Look for the string "this" in the lines and copy each line that has it.

[START OF Exercise data]

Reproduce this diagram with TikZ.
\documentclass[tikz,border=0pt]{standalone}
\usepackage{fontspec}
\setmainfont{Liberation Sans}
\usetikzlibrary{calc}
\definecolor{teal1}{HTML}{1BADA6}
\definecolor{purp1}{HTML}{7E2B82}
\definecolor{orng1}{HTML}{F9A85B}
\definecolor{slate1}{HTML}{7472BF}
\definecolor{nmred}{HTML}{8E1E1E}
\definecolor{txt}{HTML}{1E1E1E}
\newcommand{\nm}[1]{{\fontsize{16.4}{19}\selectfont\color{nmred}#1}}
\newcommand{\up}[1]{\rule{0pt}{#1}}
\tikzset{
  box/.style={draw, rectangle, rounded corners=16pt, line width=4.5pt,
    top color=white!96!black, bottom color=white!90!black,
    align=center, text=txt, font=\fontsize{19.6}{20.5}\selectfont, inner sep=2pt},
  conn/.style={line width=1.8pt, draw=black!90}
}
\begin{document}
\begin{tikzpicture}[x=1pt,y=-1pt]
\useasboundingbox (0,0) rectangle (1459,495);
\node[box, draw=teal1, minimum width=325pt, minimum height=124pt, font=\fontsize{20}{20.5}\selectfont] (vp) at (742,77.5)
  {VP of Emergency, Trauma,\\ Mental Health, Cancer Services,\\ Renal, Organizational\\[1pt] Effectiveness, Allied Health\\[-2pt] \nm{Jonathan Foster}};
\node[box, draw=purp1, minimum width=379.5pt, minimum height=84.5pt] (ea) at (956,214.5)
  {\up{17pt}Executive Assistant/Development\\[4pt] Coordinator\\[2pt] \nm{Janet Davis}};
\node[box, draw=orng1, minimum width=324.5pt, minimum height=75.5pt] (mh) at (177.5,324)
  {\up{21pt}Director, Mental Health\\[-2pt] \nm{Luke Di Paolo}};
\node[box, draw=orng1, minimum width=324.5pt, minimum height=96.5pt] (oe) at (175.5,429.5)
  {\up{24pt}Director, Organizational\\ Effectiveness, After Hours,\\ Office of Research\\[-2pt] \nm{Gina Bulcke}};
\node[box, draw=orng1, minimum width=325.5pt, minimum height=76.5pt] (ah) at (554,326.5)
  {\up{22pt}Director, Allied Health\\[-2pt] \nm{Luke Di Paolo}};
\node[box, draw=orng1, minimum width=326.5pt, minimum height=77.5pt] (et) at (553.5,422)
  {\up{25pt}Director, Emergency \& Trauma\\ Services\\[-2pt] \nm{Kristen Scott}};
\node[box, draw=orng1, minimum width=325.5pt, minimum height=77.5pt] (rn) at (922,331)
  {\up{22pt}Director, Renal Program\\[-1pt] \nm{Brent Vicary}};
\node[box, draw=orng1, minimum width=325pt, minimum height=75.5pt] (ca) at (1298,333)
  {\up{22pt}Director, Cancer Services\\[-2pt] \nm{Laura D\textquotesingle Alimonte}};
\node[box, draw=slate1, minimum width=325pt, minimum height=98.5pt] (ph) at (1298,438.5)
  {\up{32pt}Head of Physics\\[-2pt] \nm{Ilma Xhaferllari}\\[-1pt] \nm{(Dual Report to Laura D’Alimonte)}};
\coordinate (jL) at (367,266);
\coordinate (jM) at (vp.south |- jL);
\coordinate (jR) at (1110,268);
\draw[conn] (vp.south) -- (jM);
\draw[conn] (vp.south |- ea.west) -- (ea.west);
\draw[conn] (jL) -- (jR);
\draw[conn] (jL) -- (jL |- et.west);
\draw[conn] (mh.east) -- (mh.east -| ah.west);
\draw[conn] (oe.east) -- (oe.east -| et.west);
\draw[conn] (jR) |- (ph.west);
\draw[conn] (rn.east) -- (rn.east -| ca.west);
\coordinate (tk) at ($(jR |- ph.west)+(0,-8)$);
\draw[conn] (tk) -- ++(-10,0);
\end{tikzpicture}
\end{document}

[END OF Exercise data]
[START OF Exercise data]

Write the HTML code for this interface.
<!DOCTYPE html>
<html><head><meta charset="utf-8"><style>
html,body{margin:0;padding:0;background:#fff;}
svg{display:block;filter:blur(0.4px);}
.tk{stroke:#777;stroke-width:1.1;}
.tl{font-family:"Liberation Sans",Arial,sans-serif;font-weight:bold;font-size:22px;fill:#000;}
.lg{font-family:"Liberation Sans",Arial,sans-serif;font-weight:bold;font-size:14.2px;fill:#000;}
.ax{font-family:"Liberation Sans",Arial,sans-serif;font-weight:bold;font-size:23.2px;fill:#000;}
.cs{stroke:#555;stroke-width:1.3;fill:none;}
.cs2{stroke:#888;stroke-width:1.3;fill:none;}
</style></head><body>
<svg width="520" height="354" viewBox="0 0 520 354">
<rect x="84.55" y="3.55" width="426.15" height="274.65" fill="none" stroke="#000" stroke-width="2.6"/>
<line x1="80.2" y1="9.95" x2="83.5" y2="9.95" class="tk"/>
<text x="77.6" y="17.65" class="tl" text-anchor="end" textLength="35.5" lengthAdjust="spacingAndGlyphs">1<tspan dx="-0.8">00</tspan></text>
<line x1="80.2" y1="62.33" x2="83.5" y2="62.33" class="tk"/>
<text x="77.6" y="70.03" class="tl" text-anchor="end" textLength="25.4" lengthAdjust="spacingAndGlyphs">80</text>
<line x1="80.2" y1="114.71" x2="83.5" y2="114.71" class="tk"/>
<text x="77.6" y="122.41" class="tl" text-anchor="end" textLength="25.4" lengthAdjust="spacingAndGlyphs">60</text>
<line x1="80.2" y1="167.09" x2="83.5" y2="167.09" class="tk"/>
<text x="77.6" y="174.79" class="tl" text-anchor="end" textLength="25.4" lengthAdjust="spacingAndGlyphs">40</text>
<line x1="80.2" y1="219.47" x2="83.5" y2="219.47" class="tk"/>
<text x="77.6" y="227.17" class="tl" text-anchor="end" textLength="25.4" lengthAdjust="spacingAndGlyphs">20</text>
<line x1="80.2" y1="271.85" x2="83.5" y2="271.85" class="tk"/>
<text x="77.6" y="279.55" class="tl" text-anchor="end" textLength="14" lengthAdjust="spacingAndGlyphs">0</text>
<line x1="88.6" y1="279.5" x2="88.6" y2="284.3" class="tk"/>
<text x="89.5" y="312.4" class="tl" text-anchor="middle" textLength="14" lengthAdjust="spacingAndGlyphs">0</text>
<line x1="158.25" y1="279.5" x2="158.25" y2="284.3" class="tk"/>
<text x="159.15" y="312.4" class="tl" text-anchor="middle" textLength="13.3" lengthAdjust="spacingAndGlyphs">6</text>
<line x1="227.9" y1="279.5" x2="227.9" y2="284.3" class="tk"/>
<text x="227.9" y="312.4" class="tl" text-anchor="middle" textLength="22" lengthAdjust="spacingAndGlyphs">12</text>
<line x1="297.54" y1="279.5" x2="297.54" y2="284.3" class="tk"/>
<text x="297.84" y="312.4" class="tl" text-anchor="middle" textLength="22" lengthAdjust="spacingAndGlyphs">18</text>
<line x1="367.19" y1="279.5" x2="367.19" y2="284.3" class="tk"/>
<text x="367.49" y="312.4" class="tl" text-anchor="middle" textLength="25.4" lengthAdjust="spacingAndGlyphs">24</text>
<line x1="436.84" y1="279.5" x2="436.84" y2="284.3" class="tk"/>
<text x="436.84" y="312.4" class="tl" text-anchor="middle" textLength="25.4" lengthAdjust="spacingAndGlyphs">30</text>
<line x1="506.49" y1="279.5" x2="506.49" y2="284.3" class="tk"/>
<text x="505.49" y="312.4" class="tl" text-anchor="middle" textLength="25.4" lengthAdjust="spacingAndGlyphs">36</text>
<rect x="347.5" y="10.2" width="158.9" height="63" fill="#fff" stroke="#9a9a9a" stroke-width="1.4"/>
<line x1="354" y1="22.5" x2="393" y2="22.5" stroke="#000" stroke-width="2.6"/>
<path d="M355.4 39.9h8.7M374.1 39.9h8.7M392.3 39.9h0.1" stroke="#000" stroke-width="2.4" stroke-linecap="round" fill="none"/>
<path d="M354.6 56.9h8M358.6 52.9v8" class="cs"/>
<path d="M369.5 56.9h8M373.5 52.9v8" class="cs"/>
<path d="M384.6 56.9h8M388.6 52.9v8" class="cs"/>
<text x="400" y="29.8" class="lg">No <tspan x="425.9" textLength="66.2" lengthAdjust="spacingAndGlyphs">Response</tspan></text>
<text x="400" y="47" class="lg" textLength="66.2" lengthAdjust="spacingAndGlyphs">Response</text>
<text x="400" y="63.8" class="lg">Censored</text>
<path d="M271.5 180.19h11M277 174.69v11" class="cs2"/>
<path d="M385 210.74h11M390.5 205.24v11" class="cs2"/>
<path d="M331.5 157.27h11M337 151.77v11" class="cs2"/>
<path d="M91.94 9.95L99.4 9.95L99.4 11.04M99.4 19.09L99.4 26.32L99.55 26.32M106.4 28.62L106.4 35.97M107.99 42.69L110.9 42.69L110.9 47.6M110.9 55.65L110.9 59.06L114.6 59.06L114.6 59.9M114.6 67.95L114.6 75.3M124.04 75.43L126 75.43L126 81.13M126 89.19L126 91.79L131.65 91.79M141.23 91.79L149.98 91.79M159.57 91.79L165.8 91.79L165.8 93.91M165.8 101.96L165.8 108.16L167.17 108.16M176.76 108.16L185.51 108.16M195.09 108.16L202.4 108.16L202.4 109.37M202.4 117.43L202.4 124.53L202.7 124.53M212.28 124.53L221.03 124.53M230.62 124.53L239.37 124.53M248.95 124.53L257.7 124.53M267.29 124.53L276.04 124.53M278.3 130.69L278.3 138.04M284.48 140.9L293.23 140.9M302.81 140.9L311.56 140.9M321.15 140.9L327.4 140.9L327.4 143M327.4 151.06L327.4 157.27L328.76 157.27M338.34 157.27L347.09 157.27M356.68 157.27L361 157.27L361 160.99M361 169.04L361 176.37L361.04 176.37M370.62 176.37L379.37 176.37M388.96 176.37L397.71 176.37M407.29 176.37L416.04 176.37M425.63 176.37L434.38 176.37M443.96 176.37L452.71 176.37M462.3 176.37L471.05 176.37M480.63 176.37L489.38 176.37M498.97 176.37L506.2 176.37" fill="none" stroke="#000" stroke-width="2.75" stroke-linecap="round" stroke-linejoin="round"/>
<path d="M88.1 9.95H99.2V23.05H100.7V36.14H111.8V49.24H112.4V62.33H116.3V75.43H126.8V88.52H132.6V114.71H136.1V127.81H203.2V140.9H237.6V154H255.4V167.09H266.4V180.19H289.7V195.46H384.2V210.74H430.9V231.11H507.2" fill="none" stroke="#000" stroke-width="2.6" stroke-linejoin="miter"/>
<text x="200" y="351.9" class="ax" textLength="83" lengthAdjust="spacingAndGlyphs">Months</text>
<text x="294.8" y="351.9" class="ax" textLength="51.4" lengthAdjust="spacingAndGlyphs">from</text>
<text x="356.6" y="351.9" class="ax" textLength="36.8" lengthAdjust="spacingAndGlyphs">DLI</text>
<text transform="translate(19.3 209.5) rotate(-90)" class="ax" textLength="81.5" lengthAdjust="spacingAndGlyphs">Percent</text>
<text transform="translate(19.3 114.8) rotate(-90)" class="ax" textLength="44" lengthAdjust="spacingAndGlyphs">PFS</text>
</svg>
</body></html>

[END OF Exercise data]

Correct result:
Reproduce this diagram with TikZ.
Write the HTML code for this interface.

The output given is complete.